To start with a naive test, I booted two EC2 small instances in the same availability zone. Ping times are ~0.5ms between nodes. –skip-name resolve is enabled on the server. There is some skew from the machine being virtualized. My simulation is:
- Create a new sequence value
- insert into another table
The testing options are:
- Option 1 – auto_commit each statement
- Option 2 – auto_commit each statement
- Option 1 – nest each loop in a transaction
- Option 2 – nest each loop in a transaction
The raw results are:
option1 usetransactions =19 seconds for x10000 iterations.
option1 ignoretransactions = 13 seconds for x10000 iterations.
option2 usetransactions = 27 seconds for x10000 iterations.
option2 ignoretransactions =22 seconds for x10000 iterations.
Alright – option1 seems quicker. The problem is that to be like most applications, we can’t really tell until a little concurrency is applied.
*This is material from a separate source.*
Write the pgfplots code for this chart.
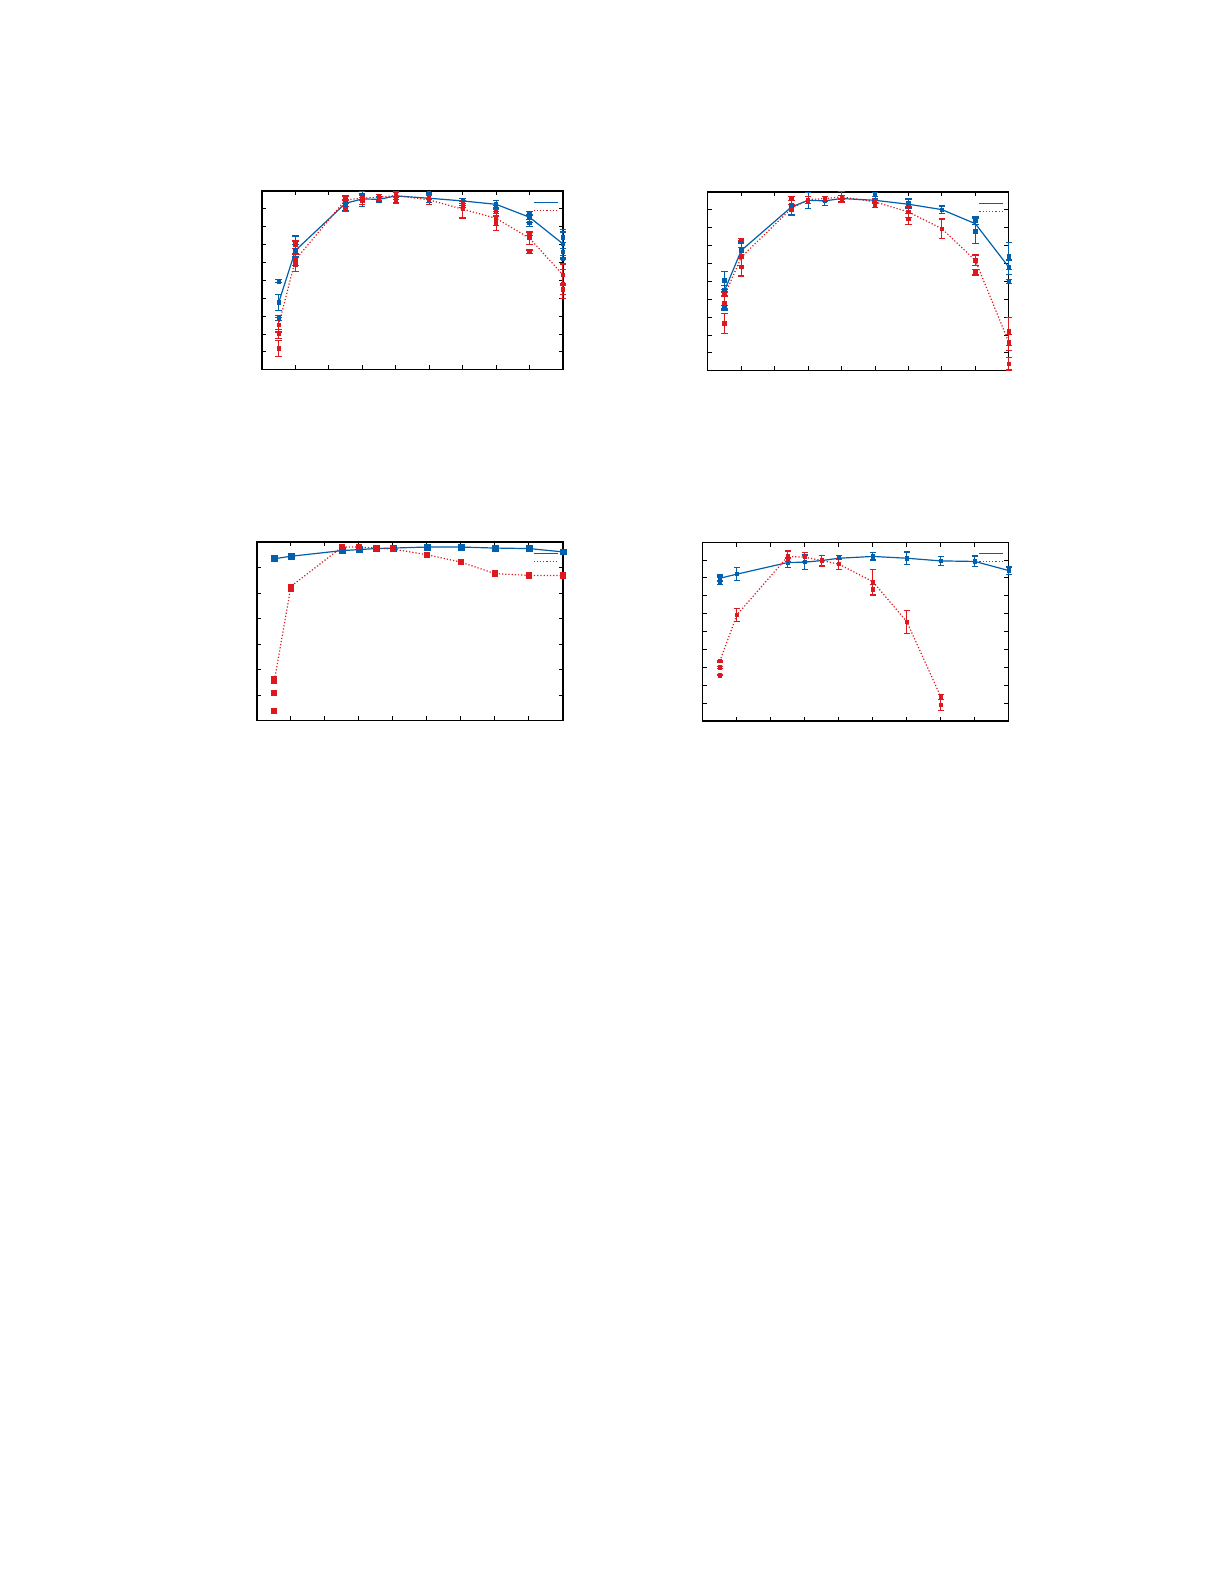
\documentclass[border=0pt]{standalone}
\usepackage{pgfplots}
\pgfplotsset{compat=1.18}
\definecolor{gpblue}{RGB}{0,96,173}
\definecolor{gpred}{RGB}{221,24,31}

\pgfplotsset{
  panel/.style={
    scale only axis, anchor=north west, clip=false,
    xmin=0, xmax=9, xtick={1,...,8}, xticklabels={},
    yticklabels={}, tick align=inside, xtick pos=both, ytick pos=both,
    major tick length=2.2bp, axis line style={line width=0.6bp},
    every tick/.style={black, line width=0.5bp},
    legend style={draw=none, fill=none, at={(1,1)}, anchor=north east,
      xshift=2bp, yshift=-2.2bp, row sep=1.3bp,
      nodes={inner sep=0.6bp, font=\tiny}},
    legend cell align=right,
    legend image code/.code={\draw[##1] (0bp,0bp) -- (12bp,0bp);},
  },
  bline/.style={gpblue, line width=0.6bp, mark=none},
  rline/.style={gpred, line width=0.6bp, densely dotted, mark=none},
  bpts/.style={only marks, gpblue, mark=square*, mark size=#1, forget plot,
    error bars/.cd, y dir=both, y explicit,
    error bar style={gpblue, line width=0.5bp},
    error mark options={gpblue, rotate=90, mark size=1.6pt, line width=0.6bp}},
  bpts/.default=0.85pt,
  rpts/.style={only marks, gpred, mark=square*, mark size=#1, forget plot,
    error bars/.cd, y dir=both, y explicit,
    error bar style={gpred, line width=0.5bp},
    error mark options={gpred, rotate=90, mark size=1.6pt, line width=0.6bp}},
  rpts/.default=0.85pt,
}

\begin{document}
\begin{tikzpicture}
\path[use as bounding box] (0,0) rectangle (612bp,792bp);

% top left
\begin{axis}[panel, at={(130.9bp,696.6bp)}, width=150.4bp, height=89.4bp,
  ymin=0, ymax=10, ytick={1,...,9}]
\addplot[bline] table {
x y
0.5 3.76
1 6.67
2.5 9.31
3 9.55
3.5 9.53
4 9.72
5 9.59
6 9.44
7 9.25
8 8.53
9 7.04
};
\addlegendentry{}
\addplot[rline] table {
x y
0.5 2.51
1 6.15
2.5 9.50
3 9.59
3.5 9.65
4 9.74
5 9.50
6 8.98
7 8.47
8 7.36
9 5.31
};
\addlegendentry{}
\addplot[bpts] table[y error=e] {
x y e
0.5 3.76 0.45
0.5 4.95 0.08
0.5 2.90 0.15
1 6.67 0.35
1 6.98 0.50
2.5 9.31 0.40
2.5 9.10 0.20
3 9.55 0.40
3 9.75 0.10
3.5 9.53 0.15
4 9.72 0.20
5 9.59 0.25
5 9.85 0.05
6 9.44 0.15
6 9.30 0.10
7 9.25 0.20
7 9.10 0.10
8 8.53 0.30
8 8.75 0.10
8 8.20 0.20
9 7.04 0.80
9 7.40 0.30
9 6.60 0.20
9 6.20 0.05
};
\addplot[rpts] table[y error=e] {
x y e
0.5 2.51 0.40
0.5 2.01 0.25
0.5 1.20 0.45
1 6.15 0.30
1 5.90 0.40
1 7.00 0.20
2.5 9.59 0.10
2.5 9.00 0.15
3 9.62 0.15
3 9.45 0.20
3.5 9.72 0.08
3.5 9.55 0.10
4 9.78 0.15
4 9.50 0.20
4 9.65 0.30
5 9.50 0.25
5 9.65 0.10
6 8.98 0.50
6 9.25 0.20
7 8.47 0.40
7 8.20 0.40
7 8.85 0.10
8 7.36 0.35
8 6.60 0.10
8 7.60 0.10
9 5.31 0.60
9 4.80 0.80
9 4.50 0.30
};
\end{axis}

% top right
\begin{axis}[panel, at={(353.7bp,696.1bp)}, width=150.4bp, height=89.4bp,
  ymin=0, ymax=10, ytick={1,...,9}]
\addplot[bline] table {
x y
0.5 4.49
1 6.73
2.5 9.16
3 9.53
3.5 9.50
4 9.63
5 9.53
6 9.31
7 9.01
8 8.22
9 5.79
};
\addlegendentry{}
\addplot[rline] table {
x y
0.5 4.21
1 6.36
2.5 9.07
3 9.57
3.5 9.63
4 9.72
5 9.44
6 8.88
7 7.94
8 6.17
9 1.59
};
\addlegendentry{}
\addplot[bpts] table[y error=e] {
x y e
0.5 5.05 0.50
0.5 4.49 0.30
0.5 3.50 0.15
1 6.73 0.40
1 7.30 0.10
2.5 9.25 0.50
3 9.53 0.45
3.5 9.50 0.25
4 9.63 0.15
5 9.55 0.20
5 9.85 0.10
6 9.35 0.25
7 9.01 0.20
8 8.40 0.20
8 7.80 0.70
9 5.79 0.40
9 6.40 0.75
9 5.00 0.10
};
\addplot[rpts] table[y error=e] {
x y e
0.5 4.30 0.10
0.5 3.80 0.35
0.5 2.65 0.55
1 7.33 0.05
1 6.40 0.50
1 5.80 0.50
2.5 9.63 0.10
2.5 9.00 0.30
3 9.53 0.20
3.5 9.60 0.15
4 9.72 0.30
4 9.50 0.10
5 9.25 0.10
5 9.50 0.10
6 8.88 0.30
6 8.50 0.30
7 7.94 0.55
8 6.17 0.30
8 5.50 0.15
9 1.59 0.45
9 2.20 0.80
9 0.40 0.35
};
\end{axis}

% bottom left
\begin{axis}[panel, at={(128.4bp,521.2bp)}, width=152.9bp, height=89.4bp,
  ymin=0, ymax=7, ytick={1,...,6}]
\addplot[bline] table {
x y
0.5 6.34
1 6.44
2.5 6.66
3 6.70
3.5 6.74
4 6.76
5 6.80
6 6.80
7 6.76
8 6.74
9 6.61
};
\addlegendentry{}
\addplot[rline] table {
x y
0.5 1.48
1 5.26
2.5 6.80
3 6.80
3.5 6.76
4 6.72
5 6.50
6 6.21
7 5.76
8 5.69
9 5.69
};
\addlegendentry{}
\addplot[bpts=1.5pt] table[y error=e] {
x y e
0.5 6.34 0.02
1 6.44 0.02
2.5 6.66 0.06
3 6.70 0.06
3.5 6.74 0.02
4 6.76 0.02
5 6.80 0.02
6 6.80 0.02
7 6.76 0.02
8 6.74 0.04
9 6.61 0.02
};
\addplot[rpts=1.3pt] table[y error=e] {
x y e
0.5 1.60 0.15
0.5 1.08 0.10
0.5 0.39 0.02
1 5.20 0.15
2.5 6.80 0.05
3 6.80 0.05
3.5 6.76 0.03
4 6.72 0.05
5 6.50 0.05
6 6.21 0.04
7 5.76 0.12
8 5.69 0.10
9 5.69 0.08
};
\end{axis}

% bottom right
\begin{axis}[panel, at={(351.2bp,521.1bp)}, width=152.9bp, height=89.4bp,
  ymin=0, ymax=10, ytick={1,...,9}]
\addplot[bline] table {
x y
0.5 7.98
1 8.21
2.5 8.86
3 8.88
3.5 8.97
4 9.10
5 9.20
6 9.10
7 8.95
8 8.92
9 8.41
};
\addlegendentry{}
\addplot[rline] table {
x y
0.5 3.35
1 5.93
2.5 9.20
3 9.16
3.5 8.97
4 8.77
5 7.79
6 5.55
7 1.35
};
\addlegendentry{}
\addplot[bpts] table[y error=e] {
x y e
0.5 7.98 0.20
0.5 8.10 0.05
0.5 7.75 0.10
1 8.21 0.35
2.5 8.86 0.30
3 8.88 0.40
4 9.15 0.10
5 9.20 0.20
6 9.10 0.35
7 8.95 0.25
8 8.92 0.30
9 8.41 0.20
};
\addplot[rpts] table[y error=e] {
x y e
0.5 3.35 0.05
0.5 2.99 0.05
0.5 2.56 0.02
1 5.93 0.35
2.5 9.20 0.30
2.5 9.00 0.10
3 9.16 0.25
3.5 8.97 0.30
4 8.77 0.30
5 7.79 0.70
5 7.35 0.30
6 5.55 0.65
7 1.35 0.15
7 0.90 0.30
};
\end{axis}
\end{tikzpicture}
\end{document}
Using only the “transactional” test in a few more concurrency options:
Option #1 starts to flatten out after 4 threads – and this is probably just because the machine I am running it against has 1 CPU. Option #2 stays flat the whole time.. and while we are running it, most of the threads are perpetually in a state of ‘Searching rows for update’ – which is what I suspect is better described as waiting on a lock.
Option #2 will likely scale better in auto_commit, since locks are held for the duration of a transaction, but this is not always possible to do if you have already started modifying data before you need an auto_increment number but you do not want to commit yet.